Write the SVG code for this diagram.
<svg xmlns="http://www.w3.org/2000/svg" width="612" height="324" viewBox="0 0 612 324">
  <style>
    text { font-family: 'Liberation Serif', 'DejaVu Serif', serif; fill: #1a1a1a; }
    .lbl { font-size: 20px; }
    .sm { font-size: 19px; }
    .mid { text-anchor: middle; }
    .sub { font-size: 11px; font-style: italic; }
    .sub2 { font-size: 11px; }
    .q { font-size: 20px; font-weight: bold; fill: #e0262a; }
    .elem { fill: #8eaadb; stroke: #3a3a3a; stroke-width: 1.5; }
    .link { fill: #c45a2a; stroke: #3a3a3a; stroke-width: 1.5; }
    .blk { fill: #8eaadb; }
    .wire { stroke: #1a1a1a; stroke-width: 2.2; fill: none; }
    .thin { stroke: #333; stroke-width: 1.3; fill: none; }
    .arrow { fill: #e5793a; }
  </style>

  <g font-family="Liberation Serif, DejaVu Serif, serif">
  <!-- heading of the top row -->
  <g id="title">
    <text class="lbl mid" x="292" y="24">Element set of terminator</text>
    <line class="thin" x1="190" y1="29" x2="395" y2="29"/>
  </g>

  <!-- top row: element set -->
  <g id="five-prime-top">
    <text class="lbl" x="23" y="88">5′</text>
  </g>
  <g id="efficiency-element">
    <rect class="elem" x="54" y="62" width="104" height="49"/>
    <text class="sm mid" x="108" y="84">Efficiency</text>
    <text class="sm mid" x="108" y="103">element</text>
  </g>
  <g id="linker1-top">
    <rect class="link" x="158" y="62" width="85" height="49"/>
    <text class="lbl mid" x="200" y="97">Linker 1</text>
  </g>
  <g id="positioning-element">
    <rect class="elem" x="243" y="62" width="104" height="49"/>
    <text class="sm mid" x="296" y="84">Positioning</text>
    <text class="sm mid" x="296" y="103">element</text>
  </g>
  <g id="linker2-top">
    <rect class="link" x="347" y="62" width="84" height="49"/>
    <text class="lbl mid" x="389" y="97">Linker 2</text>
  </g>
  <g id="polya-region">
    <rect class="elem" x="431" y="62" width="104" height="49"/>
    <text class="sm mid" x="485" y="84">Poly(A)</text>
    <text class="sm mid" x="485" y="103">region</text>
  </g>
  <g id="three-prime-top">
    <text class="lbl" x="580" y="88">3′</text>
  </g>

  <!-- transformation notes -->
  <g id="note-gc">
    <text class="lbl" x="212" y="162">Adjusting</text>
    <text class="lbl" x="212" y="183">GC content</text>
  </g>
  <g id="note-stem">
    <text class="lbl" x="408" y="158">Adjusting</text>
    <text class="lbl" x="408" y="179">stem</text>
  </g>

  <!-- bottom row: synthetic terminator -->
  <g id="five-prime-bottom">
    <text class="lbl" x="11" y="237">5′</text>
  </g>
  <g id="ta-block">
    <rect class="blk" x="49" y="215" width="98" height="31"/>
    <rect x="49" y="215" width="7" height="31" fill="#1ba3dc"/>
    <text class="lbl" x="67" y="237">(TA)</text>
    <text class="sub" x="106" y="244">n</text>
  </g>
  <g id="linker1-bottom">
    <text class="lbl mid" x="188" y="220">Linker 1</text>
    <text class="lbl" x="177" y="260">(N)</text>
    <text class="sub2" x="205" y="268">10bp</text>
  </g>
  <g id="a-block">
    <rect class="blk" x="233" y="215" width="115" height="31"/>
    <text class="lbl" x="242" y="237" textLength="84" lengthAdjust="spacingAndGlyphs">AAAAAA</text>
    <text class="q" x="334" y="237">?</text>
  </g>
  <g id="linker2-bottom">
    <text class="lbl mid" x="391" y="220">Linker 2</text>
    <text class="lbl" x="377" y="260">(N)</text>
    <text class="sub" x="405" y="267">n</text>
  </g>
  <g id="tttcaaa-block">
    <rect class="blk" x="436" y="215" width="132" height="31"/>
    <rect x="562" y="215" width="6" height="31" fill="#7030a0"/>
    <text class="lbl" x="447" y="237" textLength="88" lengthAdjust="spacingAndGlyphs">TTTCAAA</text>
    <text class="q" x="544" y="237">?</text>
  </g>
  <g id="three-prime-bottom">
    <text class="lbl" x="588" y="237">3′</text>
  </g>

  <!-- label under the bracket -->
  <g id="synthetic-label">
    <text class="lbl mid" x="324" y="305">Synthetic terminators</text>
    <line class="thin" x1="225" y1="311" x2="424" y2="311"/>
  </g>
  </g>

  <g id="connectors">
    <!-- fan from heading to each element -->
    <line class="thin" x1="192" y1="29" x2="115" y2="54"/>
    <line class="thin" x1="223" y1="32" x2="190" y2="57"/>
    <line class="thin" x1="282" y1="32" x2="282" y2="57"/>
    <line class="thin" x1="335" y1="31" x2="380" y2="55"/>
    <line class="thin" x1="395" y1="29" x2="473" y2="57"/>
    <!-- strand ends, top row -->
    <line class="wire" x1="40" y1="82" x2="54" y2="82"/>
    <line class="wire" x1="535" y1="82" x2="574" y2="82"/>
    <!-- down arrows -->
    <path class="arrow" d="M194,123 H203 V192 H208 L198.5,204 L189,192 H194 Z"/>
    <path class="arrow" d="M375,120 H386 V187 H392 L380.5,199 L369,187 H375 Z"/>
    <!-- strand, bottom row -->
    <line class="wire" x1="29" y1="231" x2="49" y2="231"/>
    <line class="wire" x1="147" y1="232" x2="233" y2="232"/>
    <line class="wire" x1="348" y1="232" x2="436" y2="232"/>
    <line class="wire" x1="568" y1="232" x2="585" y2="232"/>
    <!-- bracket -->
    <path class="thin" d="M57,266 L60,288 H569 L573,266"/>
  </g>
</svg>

****************************************

_WHAT YOU WILL DO:_
Every line above should be written out again exactly as it stands.

_FULL SOLUTION:_
Write the SVG code for this diagram.
<svg xmlns="http://www.w3.org/2000/svg" width="612" height="324" viewBox="0 0 612 324">
  <style>
    text { font-family: 'Liberation Serif', 'DejaVu Serif', serif; fill: #1a1a1a; }
    .lbl { font-size: 20px; }
    .sm { font-size: 19px; }
    .mid { text-anchor: middle; }
    .sub { font-size: 11px; font-style: italic; }
    .sub2 { font-size: 11px; }
    .q { font-size: 20px; font-weight: bold; fill: #e0262a; }
    .elem { fill: #8eaadb; stroke: #3a3a3a; stroke-width: 1.5; }
    .link { fill: #c45a2a; stroke: #3a3a3a; stroke-width: 1.5; }
    .blk { fill: #8eaadb; }
    .wire { stroke: #1a1a1a; stroke-width: 2.2; fill: none; }
    .thin { stroke: #333; stroke-width: 1.3; fill: none; }
    .arrow { fill: #e5793a; }
  </style>

  <g font-family="Liberation Serif, DejaVu Serif, serif">
  <!-- heading of the top row -->
  <g id="title">
    <text class="lbl mid" x="292" y="24">Element set of terminator</text>
    <line class="thin" x1="190" y1="29" x2="395" y2="29"/>
  </g>

  <!-- top row: element set -->
  <g id="five-prime-top">
    <text class="lbl" x="23" y="88">5′</text>
  </g>
  <g id="efficiency-element">
    <rect class="elem" x="54" y="62" width="104" height="49"/>
    <text class="sm mid" x="108" y="84">Efficiency</text>
    <text class="sm mid" x="108" y="103">element</text>
  </g>
  <g id="linker1-top">
    <rect class="link" x="158" y="62" width="85" height="49"/>
    <text class="lbl mid" x="200" y="97">Linker 1</text>
  </g>
  <g id="positioning-element">
    <rect class="elem" x="243" y="62" width="104" height="49"/>
    <text class="sm mid" x="296" y="84">Positioning</text>
    <text class="sm mid" x="296" y="103">element</text>
  </g>
  <g id="linker2-top">
    <rect class="link" x="347" y="62" width="84" height="49"/>
    <text class="lbl mid" x="389" y="97">Linker 2</text>
  </g>
  <g id="polya-region">
    <rect class="elem" x="431" y="62" width="104" height="49"/>
    <text class="sm mid" x="485" y="84">Poly(A)</text>
    <text class="sm mid" x="485" y="103">region</text>
  </g>
  <g id="three-prime-top">
    <text class="lbl" x="580" y="88">3′</text>
  </g>

  <!-- transformation notes -->
  <g id="note-gc">
    <text class="lbl" x="212" y="162">Adjusting</text>
    <text class="lbl" x="212" y="183">GC content</text>
  </g>
  <g id="note-stem">
    <text class="lbl" x="408" y="158">Adjusting</text>
    <text class="lbl" x="408" y="179">stem</text>
  </g>

  <!-- bottom row: synthetic terminator -->
  <g id="five-prime-bottom">
    <text class="lbl" x="11" y="237">5′</text>
  </g>
  <g id="ta-block">
    <rect class="blk" x="49" y="215" width="98" height="31"/>
    <rect x="49" y="215" width="7" height="31" fill="#1ba3dc"/>
    <text class="lbl" x="67" y="237">(TA)</text>
    <text class="sub" x="106" y="244">n</text>
  </g>
  <g id="linker1-bottom">
    <text class="lbl mid" x="188" y="220">Linker 1</text>
    <text class="lbl" x="177" y="260">(N)</text>
    <text class="sub2" x="205" y="268">10bp</text>
  </g>
  <g id="a-block">
    <rect class="blk" x="233" y="215" width="115" height="31"/>
    <text class="lbl" x="242" y="237" textLength="84" lengthAdjust="spacingAndGlyphs">AAAAAA</text>
    <text class="q" x="334" y="237">?</text>
  </g>
  <g id="linker2-bottom">
    <text class="lbl mid" x="391" y="220">Linker 2</text>
    <text class="lbl" x="377" y="260">(N)</text>
    <text class="sub" x="405" y="267">n</text>
  </g>
  <g id="tttcaaa-block">
    <rect class="blk" x="436" y="215" width="132" height="31"/>
    <rect x="562" y="215" width="6" height="31" fill="#7030a0"/>
    <text class="lbl" x="447" y="237" textLength="88" lengthAdjust="spacingAndGlyphs">TTTCAAA</text>
    <text class="q" x="544" y="237">?</text>
  </g>
  <g id="three-prime-bottom">
    <text class="lbl" x="588" y="237">3′</text>
  </g>

  <!-- label under the bracket -->
  <g id="synthetic-label">
    <text class="lbl mid" x="324" y="305">Synthetic terminators</text>
    <line class="thin" x1="225" y1="311" x2="424" y2="311"/>
  </g>
  </g>

  <g id="connectors">
    <!-- fan from heading to each element -->
    <line class="thin" x1="192" y1="29" x2="115" y2="54"/>
    <line class="thin" x1="223" y1="32" x2="190" y2="57"/>
    <line class="thin" x1="282" y1="32" x2="282" y2="57"/>
    <line class="thin" x1="335" y1="31" x2="380" y2="55"/>
    <line class="thin" x1="395" y1="29" x2="473" y2="57"/>
    <!-- strand ends, top row -->
    <line class="wire" x1="40" y1="82" x2="54" y2="82"/>
    <line class="wire" x1="535" y1="82" x2="574" y2="82"/>
    <!-- down arrows -->
    <path class="arrow" d="M194,123 H203 V192 H208 L198.5,204 L189,192 H194 Z"/>
    <path class="arrow" d="M375,120 H386 V187 H392 L380.5,199 L369,187 H375 Z"/>
    <!-- strand, bottom row -->
    <line class="wire" x1="29" y1="231" x2="49" y2="231"/>
    <line class="wire" x1="147" y1="232" x2="233" y2="232"/>
    <line class="wire" x1="348" y1="232" x2="436" y2="232"/>
    <line class="wire" x1="568" y1="232" x2="585" y2="232"/>
    <!-- bracket -->
    <path class="thin" d="M57,266 L60,288 H569 L573,266"/>
  </g>
</svg>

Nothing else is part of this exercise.